Daniel, Zé Américo, Elias, João - foto: acervo pessoal (2013)
David Crosby faleceu ontem, aos 81 anos de idade. Em meados dos anos 60 foi fundador da banda The Byrds, a qual fez muito sucesso com a gravação de "Mr. Tambourine Man" - composição de Bob Dylan. Crosby deixou o grupo em 1967. No ano seguinte juntou-se a seus amigos Stephen Stills e Graham Nash, com os quais formou o grupo de folk-rock Crosby, Stills & Nash - posteriormente, Neil Young juntou-se a eles. Daí o novo nome: Crosby, Stills, Nash & Young.
Crosby foi um dos artistas mais influentes no mundo do folk-rock. Tanto que foi admitido por duas vezes no famoso museu da cidade de Cleveland, em Ohio, nos Estados Unidos: o Rock and Roll Hall of Fame Museum - primeiramente (1991) pelo seu trabalho no The Byrds, e depois (1997) como componente do Crosby, Stills & Nash.

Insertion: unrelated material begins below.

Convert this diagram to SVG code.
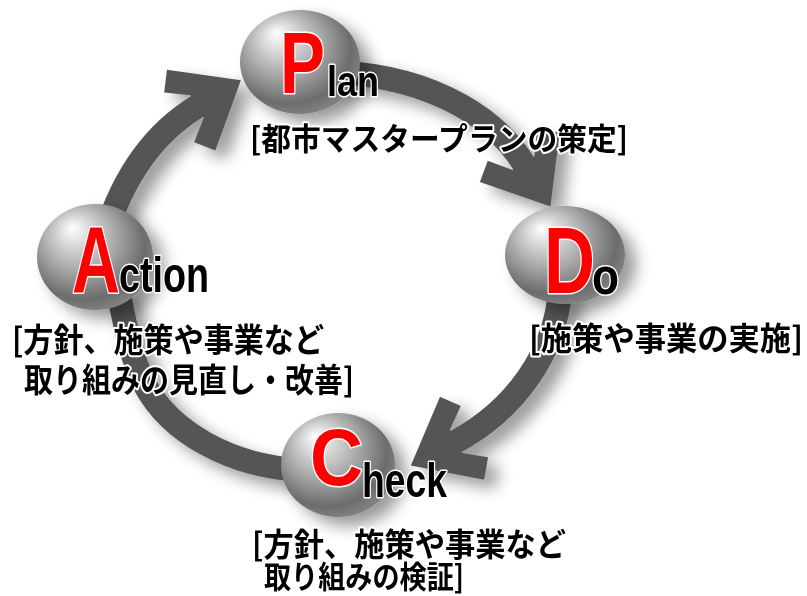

João, Daniel, Zé Américo, Elias (foto: acervo pessoal)
David Crosby foi muito elogiado e aplaudido em todos os teatros e casas de show onde se apresentou. Contudo, creio não ter chegado ao seu conhecimento que em uma madrugada, há muitos anos, no quintal enluarado da casa do meu amigo Daniel, em Guará, eu, o João, o Zé Américo e o próprio Daniel, tomados por música e muito boa vontade, aplaudimos o David Crosby repetidas vezes, cantando e ouvindo "Our house" - composição de Graham Nash, e sucesso internacional do grupo Crosby, Stills & Nash.
- Pois então, que Nova Iorque, Cleveland, Londres, Paris e todas as capitais e cidadezinhas do mundo fiquem sabendo do que se passou naquela madrugada em Guará, no quintal da casa do meu amigo Daniel.